Here's my demo program:
#include <stdio.h>
#include <stdlib.h>
#include <time.h>
int cmp(const void *d1, const void *d2)
{
int a, b;
a = *(int const *) d1;
b = *(int const *) d2;
if (a > b)
return 1;
else if (a == b)
return 0;
return -1;
}
int main()
{
int seed = time(NULL);
srandom(seed);
int i, n, max = 32768, a[max];
for (n=0; n < max; n++) {
int r = random() % 256;
a[n] = r;
}
qsort(a, max, sizeof(int), cmp);
clock_t beg = clock();
long long int sum = 0;
for (i=0; i < 20000; i++)
{
for (n=0; n < max; n++) {
if (a[n] >= 128)
sum += a[n];
}
}
clock_t end = clock();
double sec = (end - beg) / CLOCKS_PER_SEC;
printf("sec: %f\n", sec);
printf("sum: %lld\n", sum);
return 0;
}
unsorted
sec: 5.000000
sum: 63043880000
sorted
sec: 1.000000
sum: 62925420000
Here's an assembly diff of two versions of the program, one with qsort and one without:
--- unsorted.s
+++ sorted.s
## -58,7 +58,7 ##
shrl $4, %eax
sall $4, %eax
subl %eax, %esp
- leal 4(%esp), %eax
+ leal 16(%esp), %eax
addl $15, %eax
shrl $4, %eax
sall $4, %eax
## -83,6 +83,13 ##
movl -16(%ebp), %eax
cmpl -24(%ebp), %eax
jl .L7
+ movl -24(%ebp), %eax
+ movl $cmp, 12(%esp)
+ movl $4, 8(%esp)
+ movl %eax, 4(%esp)
+ movl -32(%ebp), %eax
+ movl %eax, (%esp)
+ call qsort
movl $0, -48(%ebp)
movl $0, -44(%ebp)
movl $0, -12(%ebp)
As far as I understand the assembly output, the sorted version just has more code due to passing values to qsort, but I don't see any branching optimization/prediction/whatever thing. Maybe I'm looking in the wrong direction?
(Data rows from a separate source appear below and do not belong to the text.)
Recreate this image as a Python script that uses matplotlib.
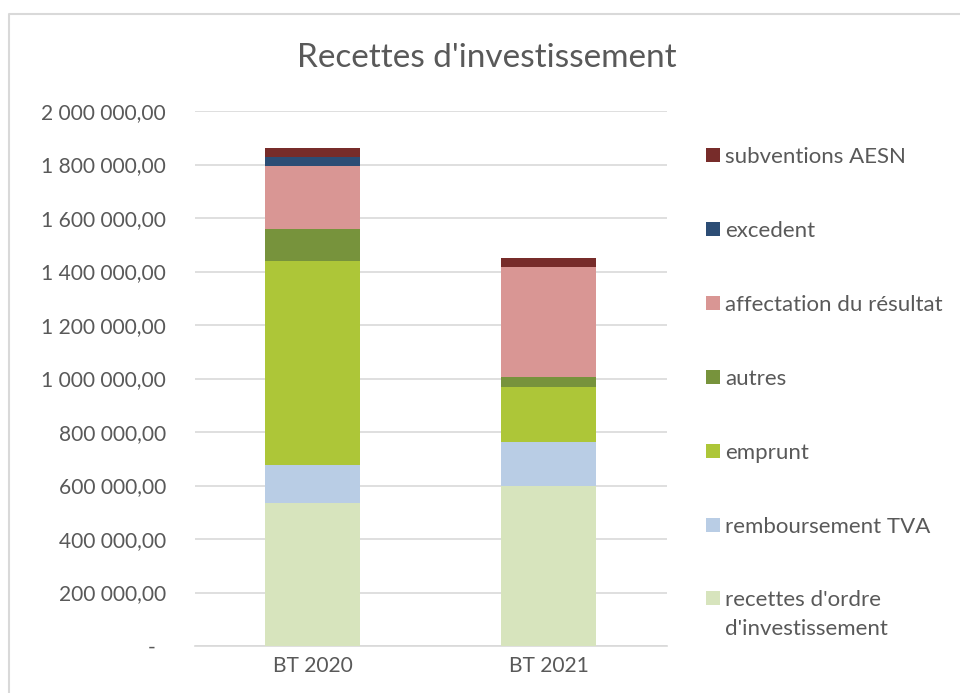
import matplotlib
matplotlib.use("Agg")
import matplotlib.pyplot as plt
from matplotlib.patches import Rectangle
from matplotlib.lines import Line2D
from matplotlib.ticker import FuncFormatter, MultipleLocator

categories = ["BT 2020", "BT 2021"]
series_names = ["recettes d'ordre\nd'investissement", "remboursement TVA", "emprunt",
                "autres", "affectation du résultat", "excedent", "subventions AESN"]
recettes_ordre = [534000, 599000]
remboursement_tva = [141000, 165000]
emprunt = [763000, 206000]
autres = [120000, 35000]
affectation = [235000, 413000]
excedent = [36000, 0]
subventions_aesn = [32000, 34000]
series_values = [recettes_ordre, remboursement_tva, emprunt, autres, affectation, excedent, subventions_aesn]
colors = ["#D7E4BD", "#B9CDE5", "#ADC638", "#77933C", "#D99694", "#2C4D75", "#772C2A"]
title = "Recettes d'investissement"

W, H = 960, 693
FONT = "Lato"
TXT = "#595959"
GRID = "#D9D9D9"

plt.rcParams['font.family'] = [FONT, 'DejaVu Sans']
fig = plt.figure(figsize=(W / 100, H / 100), dpi=100)

def fx(px):
    return px / W

def fy(py):
    return 1 - py / H

ax = fig.add_axes([fx(194.5), fy(646), fx(666.7) - fx(194.5), (646 - 111) / H])
x = list(range(len(categories)))
bottom = [0] * len(categories)
for name, vals, c in zip(series_names, series_values, colors):
    ax.bar(x, vals, width=0.4, bottom=bottom, color=c, edgecolor='none', zorder=3)
    bottom = [b + v for b, v in zip(bottom, vals)]

ax.set_xlim(-0.5, 1.5)
ax.set_ylim(0, 2000000)
ax.yaxis.set_major_locator(MultipleLocator(200000))

def fmt(v, pos):
    if abs(v) < 1e-6:
        return "-  "
    return f"{v:,.2f}".replace(",", " ").replace(".", ",")

ax.yaxis.set_major_formatter(FuncFormatter(fmt))
ax.set_xticks(x)
ax.set_xticklabels(categories)
ax.grid(axis='y', color=GRID, linewidth=1.2, zorder=0)
for s in ['left', 'right', 'top']:
    ax.spines[s].set_visible(False)
ax.spines['bottom'].set_color(GRID)
ax.spines['bottom'].set_linewidth(1.2)
ax.tick_params(axis='y', length=0, pad=20.5, colors=TXT, labelsize=13.5)
ax.tick_params(axis='x', length=0, pad=7, colors=TXT, labelsize=13.5)

# title
t = fig.text(fx(487), fy(66.7), title, ha='center', va='baseline', color=TXT, fontsize=24)

# legend (manual, top entry first)
leg_y = [155, 229, 303.3, 377, 451, 525, 598.3]
leg_texts = []
for name, c, yc in zip(series_names[::-1], colors[::-1], leg_y):
    fig.add_artist(Rectangle((fx(706), fy(yc + 7)), fx(14), 14 / H, transform=fig.transFigure,
                             facecolor=c, edgecolor='none'))
    for i, line in enumerate(name.split("\n")):
        leg_texts.append(fig.text(fx(725), fy(yc + i * 28.4), line, ha='left', va='center_baseline',
                                  color=TXT, fontsize=13.5))

# outer chart border
fig.add_artist(Line2D([fx(9), fx(9), 1.0], [0.0, fy(13.5), fy(13.5)], transform=fig.transFigure,
                      color=GRID, linewidth=1.5))

# fit font sizes to reference widths
fig.canvas.draw()
r = fig.canvas.get_renderer()
w = t.get_window_extent(r).width
t.set_fontsize(t.get_fontsize() * 380 / w)
aff = [tt for tt in leg_texts if tt.get_text().startswith("affectation")][0]
w = aff.get_window_extent(r).width
ls = aff.get_fontsize() * 217 / w
for tt in leg_texts:
    tt.set_fontsize(ls)
lab = [tl for tl in ax.get_yticklabels() if tl.get_text().startswith("2 000")]
if lab:
    w = lab[0].get_window_extent(r).width
    ts = 13.5 * 125 / w
    ax.tick_params(axis='both', labelsize=ts)

fig.savefig("out.png", dpi=100)
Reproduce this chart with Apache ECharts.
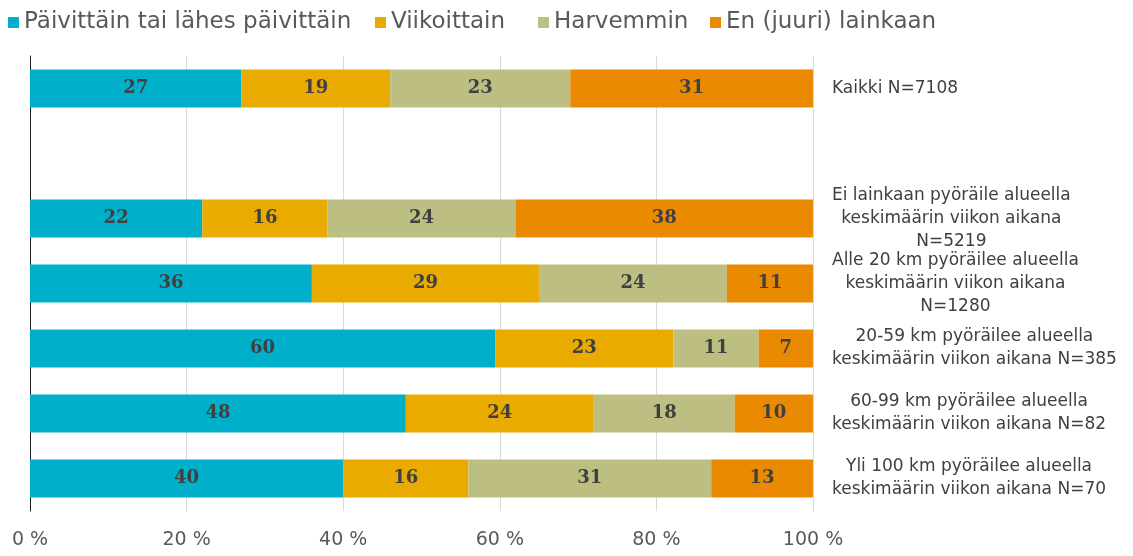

Branch prediction is not something you will see at the assembly code level; it is done by the CPU itself.
Built-in Function: long __builtin_expect (long exp, long c)
You may use __builtin_expect to provide the compiler with branch prediction information. In general, you should prefer to use actual
profile feedback for this (-fprofile-arcs), as programmers are
notoriously bad at predicting how their programs actually perform.
However, there are applications in which this data is hard to collect.
The return value is the value of exp, which should be an integral expression. The semantics of the built-in are that it is expected that
exp == c. For example:
if (__builtin_expect (x, 0))
foo ();
indicates that we do not expect to call foo, since we expect x to be zero. Since you are limited to integral expressions for exp, you
should use constructions such as
if (__builtin_expect (ptr != NULL, 1))
foo (*ptr);
when testing pointer or floating-point values.
Otherwise the branch prediction is determined by the processor...
Branch prediction predicts the branch target and enables the
processor to begin executing instructions long before the branch true
execution path is known. All branches utilize the branch prediction
unit (BPU) for prediction. This unit predicts the target address not
only based on the EIP of the branch but also based on the execution
path through which execution reached this EIP. The BPU can
efficiently predict the following branch types:
• Conditional branches.
• Direct calls and jumps.
• Indirect calls and jumps.
• Returns.
The microarchitecture tries to overcome this problem by feeding the most probable branch into the pipeline and execut[ing] it speculatively.
...Using various methods of branch prediction.